Entries with chart source code
## begin

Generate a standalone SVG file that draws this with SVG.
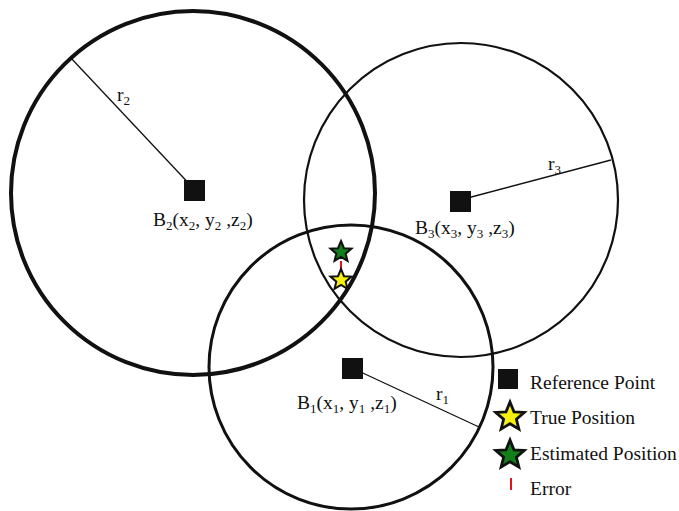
<svg xmlns="http://www.w3.org/2000/svg" width="679" height="511" viewBox="0 0 679 511">
<defs>
<style>
text{font-family:"Liberation Serif","Times New Roman",serif;font-size:19.5px;fill:#111}
.sub{font-size:13px}
.circ{fill:none;stroke:#111}
.rad{stroke:#111;stroke-width:1.3}
.sq{fill:#111}
.err{stroke:#e0151b;stroke-width:2}
</style>
<polygon id="star" points="0,-15 4,-5.2 14.3,-4.6 6.4,2.3 8.9,12.1 0,6.7 -8.9,12.1 -6.4,2.3 -14.3,-4.6 -4,-5.2" stroke="#111" stroke-width="2.8" stroke-linejoin="miter"/>
<polygon id="starS" points="0,-11 3,-3.8 10.5,-3.4 4.7,1.7 6.5,8.9 0,4.9 -6.5,8.9 -4.7,1.7 -10.5,-3.4 -3,-3.8" stroke="#111" stroke-width="2" stroke-linejoin="miter"/>
</defs>
<rect width="679" height="511" fill="#fff"/>
<g id="connectors">
<line class="rad" x1="195" y1="190" x2="70" y2="57"/>
<line class="rad" x1="460" y1="200" x2="611" y2="160"/>
<line class="rad" x1="352" y1="368" x2="479" y2="427"/>
<line class="err" x1="341" y1="261" x2="341" y2="273"/>
</g>
<g id="circle2"><circle class="circ" cx="193" cy="193" r="182" stroke-width="4"/></g>
<g id="circle3"><circle class="circ" cx="461" cy="200" r="157" stroke-width="2.2"/></g>
<g id="circle1"><circle class="circ" cx="351" cy="367" r="142" stroke-width="3"/></g>
<g id="B2">
<rect class="sq" x="184" y="180" width="21" height="21"/>
<text x="153" y="226">B<tspan class="sub" dy="4">2</tspan><tspan dy="-4">(x</tspan><tspan class="sub" dy="4">2</tspan><tspan dy="-4">, y</tspan><tspan class="sub" dy="4">2</tspan><tspan dy="-4"> ,z</tspan><tspan class="sub" dy="4">2</tspan><tspan dy="-4">)</tspan></text>
<text x="117" y="101">r<tspan class="sub" dy="4">2</tspan></text>
</g>
<g id="B3">
<rect class="sq" x="450" y="191" width="21" height="21"/>
<text x="415" y="234">B<tspan class="sub" dy="4">3</tspan><tspan dy="-4">(x</tspan><tspan class="sub" dy="4">3</tspan><tspan dy="-4">, y</tspan><tspan class="sub" dy="4">3</tspan><tspan dy="-4"> ,z</tspan><tspan class="sub" dy="4">3</tspan><tspan dy="-4">)</tspan></text>
<text x="548" y="170">r<tspan class="sub" dy="4">3</tspan></text>
</g>
<g id="B1">
<rect class="sq" x="342" y="358" width="21" height="21"/>
<text x="297" y="409">B<tspan class="sub" dy="4">1</tspan><tspan dy="-4">(x</tspan><tspan class="sub" dy="4">1</tspan><tspan dy="-4">, y</tspan><tspan class="sub" dy="4">1</tspan><tspan dy="-4"> ,z</tspan><tspan class="sub" dy="4">1</tspan><tspan dy="-4">)</tspan></text>
<text x="436" y="400">r<tspan class="sub" dy="4">1</tspan></text>
</g>
<g id="estimated"><use href="#starS" x="341" y="252" fill="#11801a"/></g>
<g id="true"><use href="#starS" x="341" y="280" fill="#f5f00f"/></g>
<g id="legend">
<rect class="sq" x="498" y="369" width="20" height="20"/>
<text x="530" y="389">Reference Point</text>
<use href="#star" x="510" y="417" fill="#f5f00f"/>
<text x="530" y="424">True Position</text>
<use href="#star" x="510" y="455" fill="#11801a"/>
<text x="530" y="460">Estimated Position</text>
<line class="err" x1="511" y1="478" x2="511" y2="490"/>
<text x="530" y="495">Error</text>
</g>
</svg>
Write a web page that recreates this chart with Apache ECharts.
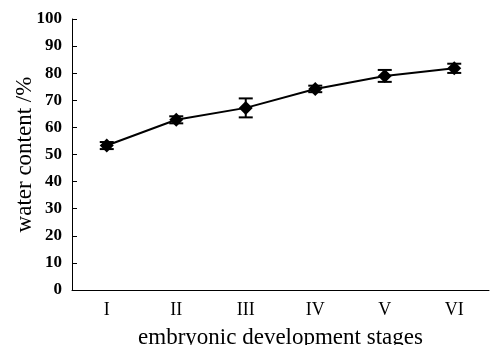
<!DOCTYPE html>
<html>
<head>
<meta charset="utf-8">
<script src="https://cdn.jsdelivr.net/npm/echarts@6/dist/echarts.min.js"></script>
<style>
  html, body { margin: 0; padding: 0; background: #fff; }
  #chart { width: 490px; height: 345px; }
</style>
</head>
<body>
<div id="chart"></div>
<script>
  var stages = ['I', 'II', 'III', 'IV', 'V', 'VI'];
  var waterContent = [53.3, 62.8, 67.2, 74.2, 79.0, 81.8];
  var errors = [1.3, 1.3, 3.5, 1.2, 2.2, 1.7];
  var yTicks = [0, 10, 20, 30, 40, 50, 60, 70, 80, 90, 100];

  var serif = '"Liberation Serif", "Times New Roman", serif';

  // error bar rows: [index, low, high]
  var errData = stages.map(function (s, i) {
    return [i, waterContent[i] - errors[i], waterContent[i] + errors[i]];
  });

  var chart = echarts.init(document.getElementById('chart'));

  chart.setOption({
    animation: false,
    grid: { left: 72, right: 1, top: 19, bottom: 55, outerBoundsMode: 'none', containLabel: false },
    xAxis: {
      type: 'category',
      data: stages,
      boundaryGap: true,
      name: 'embryonic development stages',
      nameLocation: 'middle',
      nameGap: 36,
      nameMoveOverlap: false,
      nameTextStyle: { fontFamily: serif, fontSize: 23, color: '#000' },
      axisLine: { lineStyle: { color: '#000', width: 1 } },
      axisTick: { inside: true, length: 5, lineStyle: { color: '#000' } },
      axisLabel: { fontFamily: serif, fontSize: 18, color: '#000', margin: 11 }
    },
    yAxis: {
      type: 'value',
      min: yTicks[0],
      max: yTicks[yTicks.length - 1],
      interval: 10,
      name: 'water content /%',
      nameLocation: 'middle',
      nameGap: 36,
      nameMoveOverlap: false,
      nameTextStyle: { fontFamily: serif, fontSize: 23, color: '#000' },
      axisLine: { show: true, lineStyle: { color: '#000', width: 1 } },
      axisTick: { show: true, inside: true, length: 5, lineStyle: { color: '#000' } },
      axisLabel: { fontFamily: serif, fontSize: 17, fontWeight: 'bold', color: '#000', margin: 10 },
      splitLine: { show: false }
    },
    series: [
      {
        type: 'line',
        data: waterContent,
        symbol: 'diamond',
        symbolSize: 14,
        itemStyle: { color: '#000' },
        lineStyle: { color: '#000', width: 2 },
        z: 3
      },
      {
        type: 'custom',
        data: errData,
        z: 4,
        renderItem: function (params, api) {
          var x = api.value(0);
          var lo = api.coord([x, api.value(1)]);
          var hi = api.coord([x, api.value(2)]);
          var hw = 7;
          var style = { stroke: '#000', lineWidth: 2 };
          return {
            type: 'group',
            children: [
              { type: 'line', shape: { x1: lo[0], y1: lo[1], x2: hi[0], y2: hi[1] }, style: style },
              { type: 'line', shape: { x1: lo[0] - hw, y1: lo[1], x2: lo[0] + hw, y2: lo[1] }, style: style },
              { type: 'line', shape: { x1: hi[0] - hw, y1: hi[1], x2: hi[0] + hw, y2: hi[1] }, style: style }
            ]
          };
        }
      }
    ]
  });
</script>
</body>
</html>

## end

Goal of the exercise: Output an exact copy of the material, with the pictures removed.

Result of the task:
Generate a standalone SVG file that draws this with SVG.
<svg xmlns="http://www.w3.org/2000/svg" width="679" height="511" viewBox="0 0 679 511">
<defs>
<style>
text{font-family:"Liberation Serif","Times New Roman",serif;font-size:19.5px;fill:#111}
.sub{font-size:13px}
.circ{fill:none;stroke:#111}
.rad{stroke:#111;stroke-width:1.3}
.sq{fill:#111}
.err{stroke:#e0151b;stroke-width:2}
</style>
<polygon id="star" points="0,-15 4,-5.2 14.3,-4.6 6.4,2.3 8.9,12.1 0,6.7 -8.9,12.1 -6.4,2.3 -14.3,-4.6 -4,-5.2" stroke="#111" stroke-width="2.8" stroke-linejoin="miter"/>
<polygon id="starS" points="0,-11 3,-3.8 10.5,-3.4 4.7,1.7 6.5,8.9 0,4.9 -6.5,8.9 -4.7,1.7 -10.5,-3.4 -3,-3.8" stroke="#111" stroke-width="2" stroke-linejoin="miter"/>
</defs>
<rect width="679" height="511" fill="#fff"/>
<g id="connectors">
<line class="rad" x1="195" y1="190" x2="70" y2="57"/>
<line class="rad" x1="460" y1="200" x2="611" y2="160"/>
<line class="rad" x1="352" y1="368" x2="479" y2="427"/>
<line class="err" x1="341" y1="261" x2="341" y2="273"/>
</g>
<g id="circle2"><circle class="circ" cx="193" cy="193" r="182" stroke-width="4"/></g>
<g id="circle3"><circle class="circ" cx="461" cy="200" r="157" stroke-width="2.2"/></g>
<g id="circle1"><circle class="circ" cx="351" cy="367" r="142" stroke-width="3"/></g>
<g id="B2">
<rect class="sq" x="184" y="180" width="21" height="21"/>
<text x="153" y="226">B<tspan class="sub" dy="4">2</tspan><tspan dy="-4">(x</tspan><tspan class="sub" dy="4">2</tspan><tspan dy="-4">, y</tspan><tspan class="sub" dy="4">2</tspan><tspan dy="-4"> ,z</tspan><tspan class="sub" dy="4">2</tspan><tspan dy="-4">)</tspan></text>
<text x="117" y="101">r<tspan class="sub" dy="4">2</tspan></text>
</g>
<g id="B3">
<rect class="sq" x="450" y="191" width="21" height="21"/>
<text x="415" y="234">B<tspan class="sub" dy="4">3</tspan><tspan dy="-4">(x</tspan><tspan class="sub" dy="4">3</tspan><tspan dy="-4">, y</tspan><tspan class="sub" dy="4">3</tspan><tspan dy="-4"> ,z</tspan><tspan class="sub" dy="4">3</tspan><tspan dy="-4">)</tspan></text>
<text x="548" y="170">r<tspan class="sub" dy="4">3</tspan></text>
</g>
<g id="B1">
<rect class="sq" x="342" y="358" width="21" height="21"/>
<text x="297" y="409">B<tspan class="sub" dy="4">1</tspan><tspan dy="-4">(x</tspan><tspan class="sub" dy="4">1</tspan><tspan dy="-4">, y</tspan><tspan class="sub" dy="4">1</tspan><tspan dy="-4"> ,z</tspan><tspan class="sub" dy="4">1</tspan><tspan dy="-4">)</tspan></text>
<text x="436" y="400">r<tspan class="sub" dy="4">1</tspan></text>
</g>
<g id="estimated"><use href="#starS" x="341" y="252" fill="#11801a"/></g>
<g id="true"><use href="#starS" x="341" y="280" fill="#f5f00f"/></g>
<g id="legend">
<rect class="sq" x="498" y="369" width="20" height="20"/>
<text x="530" y="389">Reference Point</text>
<use href="#star" x="510" y="417" fill="#f5f00f"/>
<text x="530" y="424">True Position</text>
<use href="#star" x="510" y="455" fill="#11801a"/>
<text x="530" y="460">Estimated Position</text>
<line class="err" x1="511" y1="478" x2="511" y2="490"/>
<text x="530" y="495">Error</text>
</g>
</svg>
Write a web page that recreates this chart with Apache ECharts.
<!DOCTYPE html>
<html>
<head>
<meta charset="utf-8">
<script src="https://cdn.jsdelivr.net/npm/echarts@6/dist/echarts.min.js"></script>
<style>
  html, body { margin: 0; padding: 0; background: #fff; }
  #chart { width: 490px; height: 345px; }
</style>
</head>
<body>
<div id="chart"></div>
<script>
  var stages = ['I', 'II', 'III', 'IV', 'V', 'VI'];
  var waterContent = [53.3, 62.8, 67.2, 74.2, 79.0, 81.8];
  var errors = [1.3, 1.3, 3.5, 1.2, 2.2, 1.7];
  var yTicks = [0, 10, 20, 30, 40, 50, 60, 70, 80, 90, 100];

  var serif = '"Liberation Serif", "Times New Roman", serif';

  // error bar rows: [index, low, high]
  var errData = stages.map(function (s, i) {
    return [i, waterContent[i] - errors[i], waterContent[i] + errors[i]];
  });

  var chart = echarts.init(document.getElementById('chart'));

  chart.setOption({
    animation: false,
    grid: { left: 72, right: 1, top: 19, bottom: 55, outerBoundsMode: 'none', containLabel: false },
    xAxis: {
      type: 'category',
      data: stages,
      boundaryGap: true,
      name: 'embryonic development stages',
      nameLocation: 'middle',
      nameGap: 36,
      nameMoveOverlap: false,
      nameTextStyle: { fontFamily: serif, fontSize: 23, color: '#000' },
      axisLine: { lineStyle: { color: '#000', width: 1 } },
      axisTick: { inside: true, length: 5, lineStyle: { color: '#000' } },
      axisLabel: { fontFamily: serif, fontSize: 18, color: '#000', margin: 11 }
    },
    yAxis: {
      type: 'value',
      min: yTicks[0],
      max: yTicks[yTicks.length - 1],
      interval: 10,
      name: 'water content /%',
      nameLocation: 'middle',
      nameGap: 36,
      nameMoveOverlap: false,
      nameTextStyle: { fontFamily: serif, fontSize: 23, color: '#000' },
      axisLine: { show: true, lineStyle: { color: '#000', width: 1 } },
      axisTick: { show: true, inside: true, length: 5, lineStyle: { color: '#000' } },
      axisLabel: { fontFamily: serif, fontSize: 17, fontWeight: 'bold', color: '#000', margin: 10 },
      splitLine: { show: false }
    },
    series: [
      {
        type: 'line',
        data: waterContent,
        symbol: 'diamond',
        symbolSize: 14,
        itemStyle: { color: '#000' },
        lineStyle: { color: '#000', width: 2 },
        z: 3
      },
      {
        type: 'custom',
        data: errData,
        z: 4,
        renderItem: function (params, api) {
          var x = api.value(0);
          var lo = api.coord([x, api.value(1)]);
          var hi = api.coord([x, api.value(2)]);
          var hw = 7;
          var style = { stroke: '#000', lineWidth: 2 };
          return {
            type: 'group',
            children: [
              { type: 'line', shape: { x1: lo[0], y1: lo[1], x2: hi[0], y2: hi[1] }, style: style },
              { type: 'line', shape: { x1: lo[0] - hw, y1: lo[1], x2: lo[0] + hw, y2: lo[1] }, style: style },
              { type: 'line', shape: { x1: hi[0] - hw, y1: hi[1], x2: hi[0] + hw, y2: hi[1] }, style: style }
            ]
          };
        }
      }
    ]
  });
</script>
</body>
</html>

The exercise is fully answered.